Uno dei tipici album doppi ai Motorpsycho, nello stile di “Demon Box” (1993), “Timothy’s Monster” (1994), “Trust Us” (1998), mancava da un pezzo (i due volumi di “Here Be Monsters” 2016, gli vanno comunque vicino), da quel “Black Hole/Black Canvas” (2006) che - assieme al decimo volume di “In The Fishtank” (2003) con i Jaga - ha iniziato a tirarli fuori dalle sabbie mobili del pop flower-power per dirigerli nuovamente verso il formato della jam rocciosa.
Così, la lunga durata di “The Tower” può almeno far partire il trio di Trondheim, forte del nuovo Tomas Jarmyr alla batteria, particolarmente virtuosistico, sotto i migliori auspici. La traccia eponima vanta una buona jam incendiaria, instabile, e qualche minuto di ammennicoli prog-folk. “Bartok Of The Universe” è un boogie piacione che mischia il basso della “One Of These Days” dei Pink Floyd con le schitarrate dei Wishbone Ash. “A.S.F.E.”, fin troppo oleografica e comunque mancante di una progressione vertiginosa e del canto spiritato (e dell’organo di Jon Lord), replica con genuinità le chitarre rombanti e il battito supersonico della “Highway Star” dei Deep Purple. La psichedelia soft di George Harrison, in “Intrepid Explorer”, diventa raga-rock possente (anche se, di nuovo, senza direzione e forse anche senza vera tensione).
Da qui in poi, il fuoco qua e là rimane - ma è più mestiere - le già poche idee s’impastano. Si arriva banalmente alla ballad con “In Every Dream Home” (quasi inutile la progressione jazz-rock centrale) e “A Pacific Sonata”, persino quindici minuti, praticamente una cantata pastorale alla CSN&Y allungata a otto minuti, più una progressione sincopata che poco vi collima, pur velenosa ma senza vera sostanza, fino a sprofondare nell’autoindulgenza con i quattordici minuti di “Ship Of Fools”.

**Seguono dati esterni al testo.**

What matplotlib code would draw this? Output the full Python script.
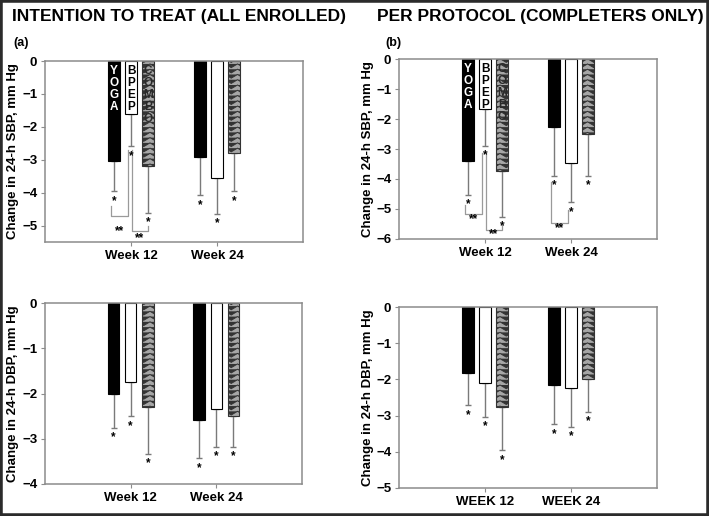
import warnings
import numpy as np
import matplotlib
matplotlib.use("Agg")
import matplotlib.pyplot as plt
import matplotlib.hatch as mhatch
from matplotlib.path import Path
from matplotlib.patches import Rectangle

warnings.filterwarnings("ignore")

# ---- data ----
groups = ["YOGA", "BPEP", "COMBO"]
weeks_title_case = ["Week 12", "Week 24"]
weeks_upper = ["WEEK 12", "WEEK 24"]

# mean change (rows: week 12, week 24; cols: YOGA, BPEP, COMBO)
sbp_itt = [[-3.05, -1.60, -3.19], [-2.92, -3.56, -2.81]]
sbp_itt_low = [[-3.96, -2.59, -4.61], [-4.08, -4.64, -3.96]]
sbp_pp = [[-3.40, -1.68, -3.72], [-2.28, -3.46, -2.50]]
sbp_pp_low = [[-4.53, -2.89, -5.26], [-3.89, -4.78, -3.89]]
dbp_itt = [[-2.01, -1.75, -2.30], [-2.59, -2.34, -2.49]]
dbp_itt_low = [[-2.76, -2.50, -3.33], [-3.43, -3.18, -3.18]]
dbp_pp = [[-1.81, -2.09, -2.75], [-2.15, -2.25, -2.00]]
dbp_pp_low = [[-2.71, -3.03, -3.96], [-3.24, -3.31, -2.89]]

# significance brackets: (week, group a, group b, top a, top b, bracket level, label level)
sbp_itt_pairs = [(0, 0, 1, -4.42, -2.71, -4.70, -5.18),
                 (0, 1, 2, -2.71, -5.00, -5.18, -5.37)]
sbp_pp_pairs = [(0, 0, 1, -4.87, -3.13, -5.17, -5.33),
                (0, 1, 2, -3.13, -5.53, -5.70, -5.83),
                (1, 0, 1, -4.10, -5.03, -5.47, -5.63)]


# chevron hatch for the COMBO bars (triggered by "w")
class ChevronHatch(mhatch.HatchPatternBase):
    def __init__(self, hatch, density):
        self.rows = 19 if "w" in hatch else 0
        self.cols = 8
        self.num_vertices = self.rows * (2 * self.cols + 1)

    def set_vertices_and_codes(self, vertices, codes):
        k = 0
        for r in range(self.rows):
            top = (r + 0.85) / self.rows
            low = (r + 0.15) / self.rows
            xs = np.linspace(0, 1, 2 * self.cols + 1)
            for j, x in enumerate(xs):
                vertices[k] = (x, top if j % 2 == 0 else low)
                codes[k] = Path.MOVETO if j == 0 else Path.LINETO
                k += 1


mhatch._hatch_types.append(ChevronHatch)
plt.rcParams["hatch.linewidth"] = 0.7
plt.rcParams["font.family"] = ["Liberation Sans", "DejaVu Sans"]
plt.rcParams["font.weight"] = "bold"

W, H = 709, 516
fig = plt.figure(figsize=(W / 100, H / 100), dpi=100)

spine_col = "#8c8c8c"
face = ["black", "white", "#a6a6a6"]
edge = ["black", "black", "#333333"]
hatch = [None, None, "w"]
offsets = [-0.2, 0.0, 0.2]
width = 0.135


def panel(rect, means, lows, ylim, yticks, xlabels, ylabel, ylab_x, pairs=None, names=False):
    ax = fig.add_axes([rect[0] / W, 1 - rect[3] / H, (rect[2] - rect[0]) / W, (rect[3] - rect[1]) / H])
    x = np.array([1, 2])
    for g in range(3):
        vals = np.array([means[0][g], means[1][g]])
        low = np.array([lows[0][g], lows[1][g]])
        xs = x + offsets[g]
        ax.bar(xs, vals, width, color=face[g], edgecolor=edge[g], hatch=hatch[g], lw=0.8, zorder=2)
        ax.errorbar(xs, vals, yerr=[vals - low, np.zeros(2)], fmt="none", ecolor="#7a7a7a",
                    elinewidth=1.0, capsize=2.5, capthick=1.0, zorder=1)
        for xi, lo in zip(xs, low):
            ax.annotate("*", (xi, lo), xytext=(0, -7), textcoords="offset points",
                        ha="center", va="center", fontsize=8.5, color="black")
        if names:
            ax.annotate("\n".join(groups[g]), (xs[0], 0), xytext=(0, -3), textcoords="offset points",
                        ha="center", va="top", fontsize=8.5, linespacing=1.0,
                        color=["white", "black", "#2a2a2a"][g], zorder=3)
    for wk, a, b, ta, tb, yb, yl in (pairs or []):
        xa = x[wk] + offsets[a] - 0.03
        xb = x[wk] + offsets[b] + (-0.03 if b == 1 else 0.0)
        if a == 1:
            xa = x[wk] + offsets[a] + 0.01
        ax.plot([xa, xa, xb, xb], [ta, yb, yb, tb], color="#9a9a9a", lw=0.9, zorder=1)
        ax.text((xa + xb) / 2, yl, "**", ha="center", va="center", fontsize=8.5)
    ax.set_xlim(0, 3)
    ax.set_ylim(*ylim)
    ax.set_yticks(yticks)
    ax.set_xticks(x)
    ax.set_xticklabels(xlabels)
    ax.tick_params(direction="out", length=3, width=0.8, color=spine_col, labelsize=9.5, pad=2.5)
    for s in ax.spines.values():
        s.set_color(spine_col)
        s.set_linewidth(1.1)
    ax.set_ylabel(ylabel, fontsize=9.5, fontweight="bold")
    ax.yaxis.set_label_coords(ylab_x, 0.5)
    return ax


panel((45, 61, 303, 242), sbp_itt, sbp_itt_low, (-5.5, 0), range(-5, 1), weeks_title_case,
      "Change in 24-h SBP, mm Hg", -0.1, sbp_itt_pairs, names=True)
panel((399, 59, 657, 239), sbp_pp, sbp_pp_low, (-6, 0), range(-6, 1), weeks_title_case,
      "Change in 24-h SBP, mm Hg", -0.095, sbp_pp_pairs, names=True)
panel((45, 303, 302, 484), dbp_itt, dbp_itt_low, (-4, 0), range(-4, 1), weeks_title_case,
      "Change in 24-h DBP, mm Hg", -0.1)
panel((399, 307, 657, 488), dbp_pp, dbp_pp_low, (-5, 0), range(-5, 1), weeks_upper,
      "Change in 24-h DBP, mm Hg", -0.095)

fig.text(12 / W, 1 - 16.5 / H, "INTENTION TO TREAT (ALL ENROLLED)", ha="left", va="center",
         fontsize=12.5, fontweight="bold")
fig.text(377 / W, 1 - 16.5 / H, "PER PROTOCOL (COMPLETERS ONLY)", ha="left", va="center",
         fontsize=12.5, fontweight="bold")
fig.text(13 / W, 1 - 43 / H, "(a)", ha="left", va="center", fontsize=9, fontweight="bold")
fig.text(385 / W, 1 - 43 / H, "(b)", ha="left", va="center", fontsize=9, fontweight="bold")

fig.patches.append(Rectangle((0, 0), 1, 1, transform=fig.transFigure, fill=False,
                             edgecolor="#2b2b2b", lw=4))

fig.savefig("out.png", dpi=100)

Preceduto da un’altra delle loro manie, la colonna sonora immaginaria (“Begynnelser”, 2017, irrilevante ma quantomeno più sperimentale), il disco vorrebbe essere il loro più definitivo, tentacolare, completo; finisce per essere la solita macchinona del tempo, ornata e accessoriata, che porta indietro: sia nella loro storia, per l’ennesima copia di sé stessi, che in quella altrui, ancora una volta ad anelare alle esperienze totali tra i 60 e i 70. Fino a “It’s A Love Cult” (2002) ci si era stancati della regressione a forma-canzone, con questo ci si stanca anche del formato-cavalcata (le due brevi e acustiche “The Maypole” e “Stardust”, per quanto cosette, sono boccate d’ossigeno). Disco conservatore, di schemi ripetuti a iosa, buono per il fan sfegatato, sfiancante per gli amanti più tiepidi.